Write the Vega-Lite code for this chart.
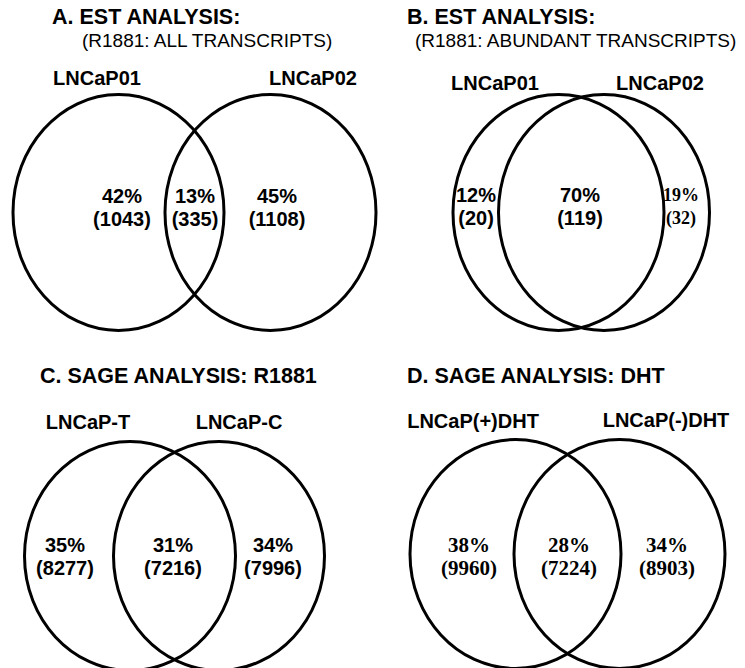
{
  "$schema": "https://vega.github.io/schema/vega-lite/v6.json",
  "width": 745,
  "height": 668,
  "autosize": {"type": "none"},
  "padding": 0,
  "background": "white",
  "config": {"view": {"stroke": null}},
  "datasets": {
    "circles": [
      {"panel": "A", "set": "LNCaP01", "x": 118.5, "y": 212.5},
      {"panel": "A", "set": "LNCaP02", "x": 270.5, "y": 212.5},
      {"panel": "B", "set": "LNCaP01", "x": 558.5, "y": 212.5},
      {"panel": "B", "set": "LNCaP02", "x": 604, "y": 212.5},
      {"panel": "C", "set": "LNCaP-T", "x": 130, "y": 556},
      {"panel": "C", "set": "LNCaP-C", "x": 219, "y": 556},
      {"panel": "D", "set": "LNCaP(+)DHT", "x": 515.5, "y": 554},
      {"panel": "D", "set": "LNCaP(-)DHT", "x": 619.5, "y": 554}
    ],
    "labels": [
      {"role": "title", "text": "A.  EST ANALYSIS:", "x": 52, "y": 18},
      {"role": "subtitle", "text": "(R1881: ALL TRANSCRIPTS)", "x": 82, "y": 41},
      {"role": "title", "text": "B.  EST ANALYSIS:", "x": 407, "y": 18},
      {"role": "subtitle", "text": "(R1881: ABUNDANT TRANSCRIPTS)", "x": 415, "y": 41},
      {"role": "title", "text": "C.  SAGE ANALYSIS: R1881", "x": 40, "y": 377},
      {"role": "title", "text": "D.  SAGE ANALYSIS: DHT", "x": 407, "y": 377},
      {"role": "set", "text": "LNCaP01", "x": 97, "y": 79},
      {"role": "set", "text": "LNCaP02", "x": 313, "y": 79},
      {"role": "set", "text": "LNCaP01", "x": 495, "y": 84},
      {"role": "set", "text": "LNCaP02", "x": 660, "y": 84},
      {"role": "set", "text": "LNCaP-T", "x": 88, "y": 423},
      {"role": "set", "text": "LNCaP-C", "x": 239, "y": 423},
      {"role": "set", "text": "LNCaP(+)DHT", "x": 473, "y": 422},
      {"role": "set", "text": "LNCaP(-)DHT", "x": 666, "y": 421}
    ],
    "regions": [
      {"panel": "A", "region": "left", "pct": "42%", "count": "(1043)", "x": 122, "y": 197},
      {"panel": "A", "region": "overlap", "pct": "13%", "count": "(335)", "x": 195, "y": 197},
      {"panel": "A", "region": "right", "pct": "45%", "count": "(1108)", "x": 277, "y": 197},
      {"panel": "B", "region": "left", "pct": "12%", "count": "(20)", "x": 476, "y": 196},
      {"panel": "B", "region": "overlap", "pct": "70%", "count": "(119)", "x": 580, "y": 196},
      {"panel": "B", "region": "right", "pct": "19%", "count": "(32)", "x": 681, "y": 196},
      {"panel": "C", "region": "left", "pct": "35%", "count": "(8277)", "x": 65, "y": 546},
      {"panel": "C", "region": "overlap", "pct": "31%", "count": "(7216)", "x": 173, "y": 546},
      {"panel": "C", "region": "right", "pct": "34%", "count": "(7996)", "x": 273, "y": 546},
      {"panel": "D", "region": "left", "pct": "38%", "count": "(9960)", "x": 469, "y": 546},
      {"panel": "D", "region": "overlap", "pct": "28%", "count": "(7224)", "x": 569, "y": 546},
      {"panel": "D", "region": "right", "pct": "34%", "count": "(8903)", "x": 667, "y": 546}
    ]
  },
  "encoding": {
    "x": {"field": "x", "type": "quantitative", "scale": {"domain": [0, 745]}, "axis": null},
    "y": {"field": "y", "type": "quantitative", "scale": {"domain": [0, 668], "reverse": true}, "axis": null}
  },
  "layer": [
    {
      "data": {"name": "circles"},
      "transform": [{"filter": "datum.panel === 'A' || datum.panel === 'B'"}],
      "mark": {"type": "point", "shape": "M 1 0 C 1 0.6175 0.5523 1.118 0 1.118 C -0.5523 1.118 -1 0.6175 -1 0 C -1 -0.6175 -0.5523 -1.118 0 -1.118 C 0.5523 -1.118 1 -0.6175 1 0 Z", "size": 44521, "filled": false, "stroke": "black", "strokeWidth": 3, "opacity": 1}
    },
    {
      "data": {"name": "circles"},
      "transform": [{"filter": "datum.panel === 'C' || datum.panel === 'D'"}],
      "mark": {"type": "point", "shape": "M 1 0 C 1 0.5992 0.5523 1.085 0 1.085 C -0.5523 1.085 -1 0.5992 -1 0 C -1 -0.5992 -0.5523 -1.085 0 -1.085 C 0.5523 -1.085 1 -0.5992 1 0 Z", "size": 44521, "filled": false, "stroke": "black", "strokeWidth": 3, "opacity": 1}
    },
    {
      "data": {"name": "labels"},
      "transform": [{"filter": "datum.role === 'title'"}],
      "mark": {"type": "text", "align": "left", "baseline": "middle", "font": "Liberation Sans", "fontWeight": "bold", "fontSize": 21.5, "color": "black"},
      "encoding": {"text": {"field": "text"}}
    },
    {
      "data": {"name": "labels"},
      "transform": [{"filter": "datum.role === 'subtitle'"}],
      "mark": {"type": "text", "align": "left", "baseline": "middle", "font": "Liberation Sans", "fontSize": 19, "color": "black"},
      "encoding": {"text": {"field": "text"}}
    },
    {
      "data": {"name": "labels"},
      "transform": [{"filter": "datum.role === 'set'"}],
      "mark": {"type": "text", "align": "center", "baseline": "middle", "font": "Liberation Sans", "fontWeight": "bold", "fontSize": 20, "color": "black"},
      "encoding": {"text": {"field": "text"}}
    },
    {
      "data": {"name": "regions"},
      "transform": [{"filter": "!(datum.panel === 'D' || (datum.panel === 'B' && datum.region === 'right'))"}],
      "mark": {"type": "text", "align": "center", "baseline": "middle", "font": "Liberation Sans", "fontWeight": "bold", "fontSize": 20, "color": "black"},
      "encoding": {"text": {"field": "pct"}}
    },
    {
      "data": {"name": "regions"},
      "transform": [{"filter": "!(datum.panel === 'D' || (datum.panel === 'B' && datum.region === 'right'))"}],
      "mark": {"type": "text", "align": "center", "baseline": "middle", "dy": 23, "font": "Liberation Sans", "fontWeight": "bold", "fontSize": 20, "color": "black"},
      "encoding": {"text": {"field": "count"}}
    },
    {
      "data": {"name": "regions"},
      "transform": [{"filter": "datum.panel === 'D'"}],
      "mark": {"type": "text", "align": "center", "baseline": "middle", "font": "Liberation Serif", "fontWeight": "bold", "fontSize": 21, "color": "black"},
      "encoding": {"text": {"field": "pct"}}
    },
    {
      "data": {"name": "regions"},
      "transform": [{"filter": "datum.panel === 'D'"}],
      "mark": {"type": "text", "align": "center", "baseline": "middle", "dy": 23, "font": "Liberation Serif", "fontWeight": "bold", "fontSize": 21, "color": "black"},
      "encoding": {"text": {"field": "count"}}
    },
    {
      "data": {"name": "regions"},
      "transform": [{"filter": "datum.panel === 'B' && datum.region === 'right'"}],
      "mark": {"type": "text", "align": "center", "baseline": "middle", "font": "Liberation Serif", "fontWeight": "bold", "fontSize": 18, "color": "black"},
      "encoding": {"text": {"field": "pct"}}
    },
    {
      "data": {"name": "regions"},
      "transform": [{"filter": "datum.panel === 'B' && datum.region === 'right'"}],
      "mark": {"type": "text", "align": "center", "baseline": "middle", "dy": 23, "font": "Liberation Serif", "fontWeight": "bold", "fontSize": 18, "color": "black"},
      "encoding": {"text": {"field": "count"}}
    }
  ]
}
....................
PROBLEM DETAILS
Transcribe the whole listing exactly. Pictures are excluded.

WORKED SOLUTION
Write the Vega-Lite code for this chart.
{
  "$schema": "https://vega.github.io/schema/vega-lite/v6.json",
  "width": 745,
  "height": 668,
  "autosize": {"type": "none"},
  "padding": 0,
  "background": "white",
  "config": {"view": {"stroke": null}},
  "datasets": {
    "circles": [
      {"panel": "A", "set": "LNCaP01", "x": 118.5, "y": 212.5},
      {"panel": "A", "set": "LNCaP02", "x": 270.5, "y": 212.5},
      {"panel": "B", "set": "LNCaP01", "x": 558.5, "y": 212.5},
      {"panel": "B", "set": "LNCaP02", "x": 604, "y": 212.5},
      {"panel": "C", "set": "LNCaP-T", "x": 130, "y": 556},
      {"panel": "C", "set": "LNCaP-C", "x": 219, "y": 556},
      {"panel": "D", "set": "LNCaP(+)DHT", "x": 515.5, "y": 554},
      {"panel": "D", "set": "LNCaP(-)DHT", "x": 619.5, "y": 554}
    ],
    "labels": [
      {"role": "title", "text": "A.  EST ANALYSIS:", "x": 52, "y": 18},
      {"role": "subtitle", "text": "(R1881: ALL TRANSCRIPTS)", "x": 82, "y": 41},
      {"role": "title", "text": "B.  EST ANALYSIS:", "x": 407, "y": 18},
      {"role": "subtitle", "text": "(R1881: ABUNDANT TRANSCRIPTS)", "x": 415, "y": 41},
      {"role": "title", "text": "C.  SAGE ANALYSIS: R1881", "x": 40, "y": 377},
      {"role": "title", "text": "D.  SAGE ANALYSIS: DHT", "x": 407, "y": 377},
      {"role": "set", "text": "LNCaP01", "x": 97, "y": 79},
      {"role": "set", "text": "LNCaP02", "x": 313, "y": 79},
      {"role": "set", "text": "LNCaP01", "x": 495, "y": 84},
      {"role": "set", "text": "LNCaP02", "x": 660, "y": 84},
      {"role": "set", "text": "LNCaP-T", "x": 88, "y": 423},
      {"role": "set", "text": "LNCaP-C", "x": 239, "y": 423},
      {"role": "set", "text": "LNCaP(+)DHT", "x": 473, "y": 422},
      {"role": "set", "text": "LNCaP(-)DHT", "x": 666, "y": 421}
    ],
    "regions": [
      {"panel": "A", "region": "left", "pct": "42%", "count": "(1043)", "x": 122, "y": 197},
      {"panel": "A", "region": "overlap", "pct": "13%", "count": "(335)", "x": 195, "y": 197},
      {"panel": "A", "region": "right", "pct": "45%", "count": "(1108)", "x": 277, "y": 197},
      {"panel": "B", "region": "left", "pct": "12%", "count": "(20)", "x": 476, "y": 196},
      {"panel": "B", "region": "overlap", "pct": "70%", "count": "(119)", "x": 580, "y": 196},
      {"panel": "B", "region": "right", "pct": "19%", "count": "(32)", "x": 681, "y": 196},
      {"panel": "C", "region": "left", "pct": "35%", "count": "(8277)", "x": 65, "y": 546},
      {"panel": "C", "region": "overlap", "pct": "31%", "count": "(7216)", "x": 173, "y": 546},
      {"panel": "C", "region": "right", "pct": "34%", "count": "(7996)", "x": 273, "y": 546},
      {"panel": "D", "region": "left", "pct": "38%", "count": "(9960)", "x": 469, "y": 546},
      {"panel": "D", "region": "overlap", "pct": "28%", "count": "(7224)", "x": 569, "y": 546},
      {"panel": "D", "region": "right", "pct": "34%", "count": "(8903)", "x": 667, "y": 546}
    ]
  },
  "encoding": {
    "x": {"field": "x", "type": "quantitative", "scale": {"domain": [0, 745]}, "axis": null},
    "y": {"field": "y", "type": "quantitative", "scale": {"domain": [0, 668], "reverse": true}, "axis": null}
  },
  "layer": [
    {
      "data": {"name": "circles"},
      "transform": [{"filter": "datum.panel === 'A' || datum.panel === 'B'"}],
      "mark": {"type": "point", "shape": "M 1 0 C 1 0.6175 0.5523 1.118 0 1.118 C -0.5523 1.118 -1 0.6175 -1 0 C -1 -0.6175 -0.5523 -1.118 0 -1.118 C 0.5523 -1.118 1 -0.6175 1 0 Z", "size": 44521, "filled": false, "stroke": "black", "strokeWidth": 3, "opacity": 1}
    },
    {
      "data": {"name": "circles"},
      "transform": [{"filter": "datum.panel === 'C' || datum.panel === 'D'"}],
      "mark": {"type": "point", "shape": "M 1 0 C 1 0.5992 0.5523 1.085 0 1.085 C -0.5523 1.085 -1 0.5992 -1 0 C -1 -0.5992 -0.5523 -1.085 0 -1.085 C 0.5523 -1.085 1 -0.5992 1 0 Z", "size": 44521, "filled": false, "stroke": "black", "strokeWidth": 3, "opacity": 1}
    },
    {
      "data": {"name": "labels"},
      "transform": [{"filter": "datum.role === 'title'"}],
      "mark": {"type": "text", "align": "left", "baseline": "middle", "font": "Liberation Sans", "fontWeight": "bold", "fontSize": 21.5, "color": "black"},
      "encoding": {"text": {"field": "text"}}
    },
    {
      "data": {"name": "labels"},
      "transform": [{"filter": "datum.role === 'subtitle'"}],
      "mark": {"type": "text", "align": "left", "baseline": "middle", "font": "Liberation Sans", "fontSize": 19, "color": "black"},
      "encoding": {"text": {"field": "text"}}
    },
    {
      "data": {"name": "labels"},
      "transform": [{"filter": "datum.role === 'set'"}],
      "mark": {"type": "text", "align": "center", "baseline": "middle", "font": "Liberation Sans", "fontWeight": "bold", "fontSize": 20, "color": "black"},
      "encoding": {"text": {"field": "text"}}
    },
    {
      "data": {"name": "regions"},
      "transform": [{"filter": "!(datum.panel === 'D' || (datum.panel === 'B' && datum.region === 'right'))"}],
      "mark": {"type": "text", "align": "center", "baseline": "middle", "font": "Liberation Sans", "fontWeight": "bold", "fontSize": 20, "color": "black"},
      "encoding": {"text": {"field": "pct"}}
    },
    {
      "data": {"name": "regions"},
      "transform": [{"filter": "!(datum.panel === 'D' || (datum.panel === 'B' && datum.region === 'right'))"}],
      "mark": {"type": "text", "align": "center", "baseline": "middle", "dy": 23, "font": "Liberation Sans", "fontWeight": "bold", "fontSize": 20, "color": "black"},
      "encoding": {"text": {"field": "count"}}
    },
    {
      "data": {"name": "regions"},
      "transform": [{"filter": "datum.panel === 'D'"}],
      "mark": {"type": "text", "align": "center", "baseline": "middle", "font": "Liberation Serif", "fontWeight": "bold", "fontSize": 21, "color": "black"},
      "encoding": {"text": {"field": "pct"}}
    },
    {
      "data": {"name": "regions"},
      "transform": [{"filter": "datum.panel === 'D'"}],
      "mark": {"type": "text", "align": "center", "baseline": "middle", "dy": 23, "font": "Liberation Serif", "fontWeight": "bold", "fontSize": 21, "color": "black"},
      "encoding": {"text": {"field": "count"}}
    },
    {
      "data": {"name": "regions"},
      "transform": [{"filter": "datum.panel === 'B' && datum.region === 'right'"}],
      "mark": {"type": "text", "align": "center", "baseline": "middle", "font": "Liberation Serif", "fontWeight": "bold", "fontSize": 18, "color": "black"},
      "encoding": {"text": {"field": "pct"}}
    },
    {
      "data": {"name": "regions"},
      "transform": [{"filter": "datum.panel === 'B' && datum.region === 'right'"}],
      "mark": {"type": "text", "align": "center", "baseline": "middle", "dy": 23, "font": "Liberation Serif", "fontWeight": "bold", "fontSize": 18, "color": "black"},
      "encoding": {"text": {"field": "count"}}
    }
  ]
}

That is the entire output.